4. European Investment Bank (``EIB'') Loans
Petitioner claims that Dalmine received loans from the EIB in the
early 1980s. While petitioner has not alleged that the EIB loan program
itself represents a countervailable subsidy, petitioner contends that
Dalmine received EIB loans at interest rates below the rates that
should have been applied to an uncreditworthy company.
The Department has previously found EIB loans to be not
countervailable (see, e.g., Certain Steel Products from Belgium, 58 FR
37273 at 37285 (July 9, 1993)). Because petitioner has not provided any
new information that would cause us to change our earlier
determination, we are not including the EIB loans in our investigation.
5. European Regional Development Fund (``ERDF'') Subsidies
Petitioner claims that some loans obtained by Dalmine from the EIB
and ECSC may have been subsidized by the ERDF, but has not presented
any evidence in support of this allegation.
At verification of the responses submitted by the European
Community (``EC'') in Certain Steel from Italy, we found that ERDF
grants are provided to regions whose development is lagging behind and
to regions seriously affected by industrial decline. In addition, we
found that rural regions with certain development problems are eligible
for ERDF aid. In the instant case, however, petitioner has not
demonstrated that Dalmine has production facilities in the regions that
are eligible for ERDF assistance. Moreover, there is no evidence in the
petition or in previous investigations that ERDF grants are used to
subsidize ECSC or EIB loans. For these reasons, we are not including
the ERDF grants in our investigation.
6. Early Retirement Under Law 193/84
Petitioner alleges that Dalmine has used the early retirement
provisions under Law 193/84 and that this program provided a
countervailable subsidy to Dalmine. Petitioner requests that the
Department treats benefits under Law 193/84 as non-recurring grants.
Dalmine's Annual Reports show that the company used early
retirement pursuant to Law 193/84 in 1984 through 1987. In Certain
Steel from Italy, the Department found early retirement, including the
program provided under Law 193/84, to be countervailable. Because early
retirement is a program we typically consider to be recurring (see the
General Issues Appendix to Final Affirmative Countervailing Duty
Determination: Certain Steel Products from Austria, 58 FR 37217 at
37226 (July 9, 1993), we countervailed the program as a recurring grant
in Certain Steel from Italy.
At verification in Electrical Steel, Italian government officials
explained that there were two laws providing for early retirement in
1992: Law 223/91 and Law 406/92. We found early retirement under Law
223/91 to be not countervailable in our final determination. We did not
make a determination with respect to any other early retirement laws,
including Law 193/84, because these laws were not used by the
Electrical Steel respondent in the period of investigation. Petitioner
has requested that, because the Department did not make a determination
with respect to Law 193/84 in Electrical Steel, we should investigate
whether Dalmine used early retirement under Law 193/84. However,
information collected in Electrical Steel suggests that Law 193/84 has
been superseded and petitioner has not presented any evidence to the
contrary. There is no evidence in the petition that Dalmine used early
retirement under Law 193/84 after 1987. Rather, petitioner apparently
believe that we should change our practice and treat early retirement
as a non-recurring benefit.
The last year for which we have been able to establish that Dalmine
used early retirement is 1991. The Annual Report for that year shows
that Dalmine used the early retirement program under Law 223/91, which
we found to be not countervailable in Electrical Steel. Moreover,
petitioner has not presented any information that would cause us to
change our earlier determination that early retirement, if found
countervailable, should be treated as a recurring grant. For these
reasons, we are not including early retirement in our investigation.

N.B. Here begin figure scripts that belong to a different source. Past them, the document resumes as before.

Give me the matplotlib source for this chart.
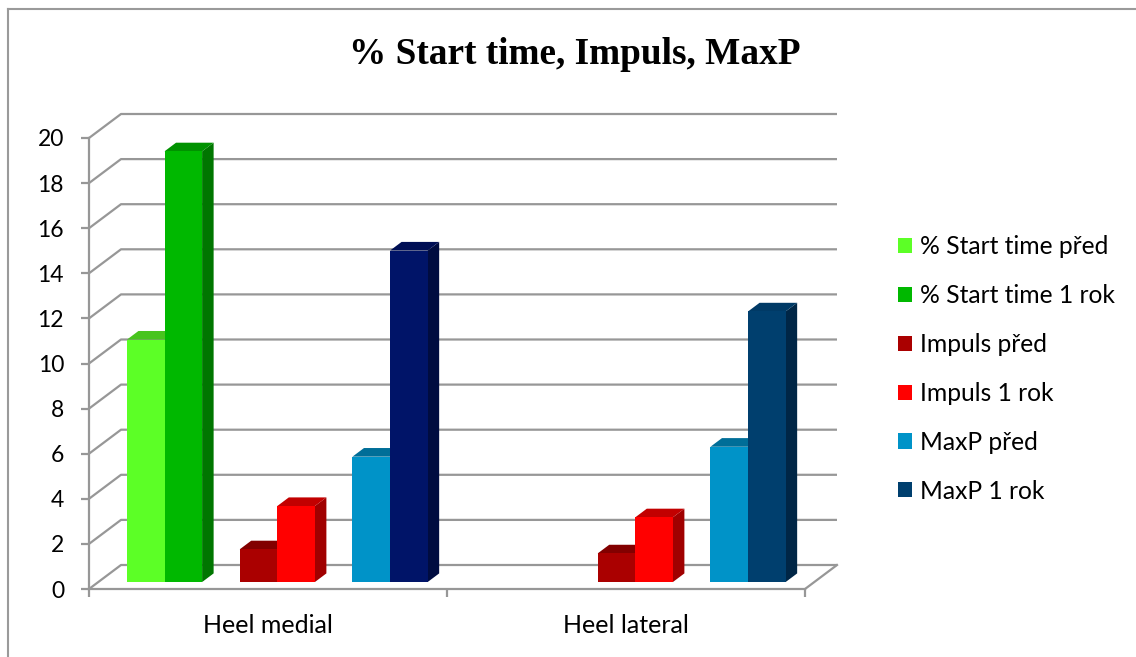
import matplotlib
matplotlib.use("Agg")
import matplotlib.pyplot as plt
from matplotlib.patches import Polygon, Patch
from matplotlib.lines import Line2D

# ---- data ----
categories = ["Heel medial", "Heel lateral"]
series_names = ["% Start time před", "% Start time 1 rok",
                "Impuls před", "Impuls 1 rok",
                "MaxP před", "MaxP 1 rok"]
start_pred = [10.75, 0]
start_1rok = [19.1, 0]
impuls_pred = [1.45, 1.27]
impuls_1rok = [3.37, 2.87]
maxp_pred = [5.56, 6.0]
maxp_1rok = [14.7, 12.0]
y_ticks = list(range(0, 21, 2))

series_values = [start_pred, start_1rok, impuls_pred, impuls_1rok,
                 maxp_pred, maxp_1rok]

# ---- styling: (front, top, side) shades per series ----
shades = [
    ("#5CFF26", "#48C41E", "#3A9E18"),
    ("#00B800", "#009200", "#007600"),
    ("#AA0000", "#820000", "#6E0000"),
    ("#FF0000", "#C20000", "#A00000"),
    ("#0093C8", "#006E98", "#005A7C"),
    ("#003F6E", "#003A66", "#002646"),
]
# the medial "MaxP 1 rok" column is painted in navy
point_shades = {(5, 0): ("#001468", "#000F55", "#000C40")}
slot_of_series = [0, 1, 3, 4, 6, 7]   # empty slots separate the pairs
n_slots = 8
slot_w = 0.105

grid_col = "#979797"
W, H, DPI = 1136, 657, 100
fig = plt.figure(figsize=(W / DPI, H / DPI), dpi=DPI)

# plot area: front plane of the 3-D box
x0p, x1p, y0p, y1p = 89, 805, 589, 138
ax = fig.add_axes([x0p / W, 1 - y0p / H, (x1p - x0p) / W, (y0p - y1p) / H])
ax.set_xlim(0, 2)
ax.set_ylim(0, 20)

px_x = 2 / (x1p - x0p)          # data units per pixel (x)
px_y = 20 / (y0p - y1p)         # data units per pixel (y)
DX, DY = 32 * px_x, 24 * px_y   # full depth of the box
f_front, f_depth = 0.29, 0.36   # column front offset and column depth

# back wall and side wall gridlines
for v in y_ticks:
    ax.plot([0, DX, 2 + DX], [v, v + DY, v + DY], color=grid_col, lw=1.6,
            zorder=1, clip_on=False, solid_capstyle="butt")
ax.plot([2, 2 + DX], [0, DY], color=grid_col, lw=1.6, zorder=1, clip_on=False)

# columns
ox, oy = f_front * DX, f_front * DY
bdx, bdy = f_depth * DX, f_depth * DY
for ci in range(len(categories)):
    centre = ci + 0.5
    for si, vals in enumerate(series_values):
        v = vals[ci]
        if v <= 0:
            continue
        front, top, side = point_shades.get((si, ci), shades[si])
        xl = centre + (slot_of_series[si] - n_slots / 2) * slot_w + ox
        xr = xl + slot_w
        yb, yt = oy, v + oy
        z = 3 + si
        ax.add_patch(Polygon([(xr, yb), (xr, yt), (xr + bdx, yt + bdy),
                              (xr + bdx, yb + bdy)], closed=True,
                             facecolor=side, edgecolor="none", zorder=z,
                             clip_on=False))
        ax.add_patch(Polygon([(xl, yt), (xr, yt), (xr + bdx, yt + bdy),
                              (xl + bdx, yt + bdy)], closed=True,
                             facecolor=top, edgecolor="none", zorder=z,
                             clip_on=False))
        ax.add_patch(Polygon([(xl, yb), (xr, yb), (xr, yt), (xl, yt)],
                             closed=True, facecolor=front, edgecolor="none",
                             zorder=z + 0.5, clip_on=False))

# axes, ticks and labels
tick_font = "Lato"
for s in ["top", "right"]:
    ax.spines[s].set_visible(False)
for s in ["left", "bottom"]:
    ax.spines[s].set_color(grid_col)
    ax.spines[s].set_linewidth(1.6)
    ax.spines[s].set_zorder(2)
ax.set_yticks(y_ticks)
ax.set_yticklabels([str(t) for t in y_ticks], fontsize=16.5,
                   fontfamily=tick_font)
ax.tick_params(axis="y", length=6, width=1.6, color=grid_col, pad=12)
ax.set_xticks([0, 1, 2])
ax.set_xticklabels([])
ax.set_xticks([0.5, 1.5], minor=True)
ax.set_xticklabels(categories, minor=True, fontsize=18,
                   fontfamily=tick_font)
ax.tick_params(axis="x", which="major", length=6, width=1.6, color=grid_col)
ax.tick_params(axis="x", which="minor", length=0, pad=18)
ax.set_facecolor("none")

# title
fig.text(575 / W, 1 - 54 / H, "% Start time, Impuls, MaxP",
         ha="center", va="center", fontsize=26.8, fontweight="bold",
         fontfamily="Liberation Serif")

# legend
handles = [Patch(facecolor=shades[i][0], edgecolor="none")
           for i in range(len(series_names))]
fig.legend(handles, series_names, loc="center left",
           bbox_to_anchor=(898 / W, 1 - 369 / H), frameon=False,
           prop={"family": tick_font, "size": 17.7},
           handlelength=0.57, handleheight=0.57, handletextpad=0.33,
           labelspacing=1.05, borderpad=0, borderaxespad=0)

# chart frame (left and top edges)
fig.add_artist(Line2D([8 / W, 8 / W], [0, 1 - 9 / H], color="#9a9a9a",
                      lw=1.5, transform=fig.transFigure))
fig.add_artist(Line2D([8 / W, 1], [1 - 9 / H, 1 - 9 / H], color="#9a9a9a",
                      lw=1.5, transform=fig.transFigure))

fig.savefig("out.png", dpi=DPI, facecolor="white")
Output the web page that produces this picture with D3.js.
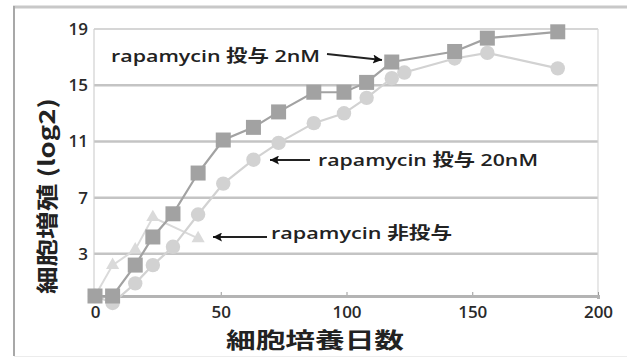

7. Grants From the Cassa per il Mezzogiorno
Petitioner alleges that Dalmine has received grants from the Cassa
per il Mezzogiorno (``Cazmez'') which are directed to southern Italy.
In Certain Steel, we found such grants to be countervailable because
they were provided on a regional basis. Petitioner is not aware of any
Dalmine plants outside of Bergamo, which is in the North, but points to
Dalmine's Annual Reports which show that the company received Cazmez
grants in the early and mid-1980s. Based on this finding, petitioner
states that Dalmine must have a plant located in the South. Therefore,
petitioner requests that the Department, in addition to the Cazmez
grants, investigate a large number of other subsidy programs directed
to the South, should we find that Dalmine maintains production
facilities there.
From Dalmine's Annual Reports, we have found that the company
formerly had two production facilities in the South, both of which
produced welded pipe. Apart from these two plants, which were spun off
in 1989, we have not found any other production facilities in the
South. Because both the plants in the South produced welded pipe, which
is not included in the scope of this investigation, we are not
including the Cazmez grants or any other programs directed to the South
in our investigation.
ITC Notification
Pursuant to section 702(d) of the Act, we have notified the ITC of
this initiation.
Preliminary Determination by the ITC
The ITC will determine by August 8, 1994, whether there is a
reasonable indication that an industry in the United States is being
materially injured, or is threatened with material injury, by reason of
imports from Italy of seamless pipe. Any ITC determination which is
negative will result in the investigation being terminated; otherwise,
the investigation will proceed according to statutory and regulatory
time limits.
This notice is published pursuant to 702(c)(2) of the Act and 19
CFR 355.13(b).
Dated: July 13, 1994.
Barbara R. Stafford,
Deputy Assistant Secretary for Investigations.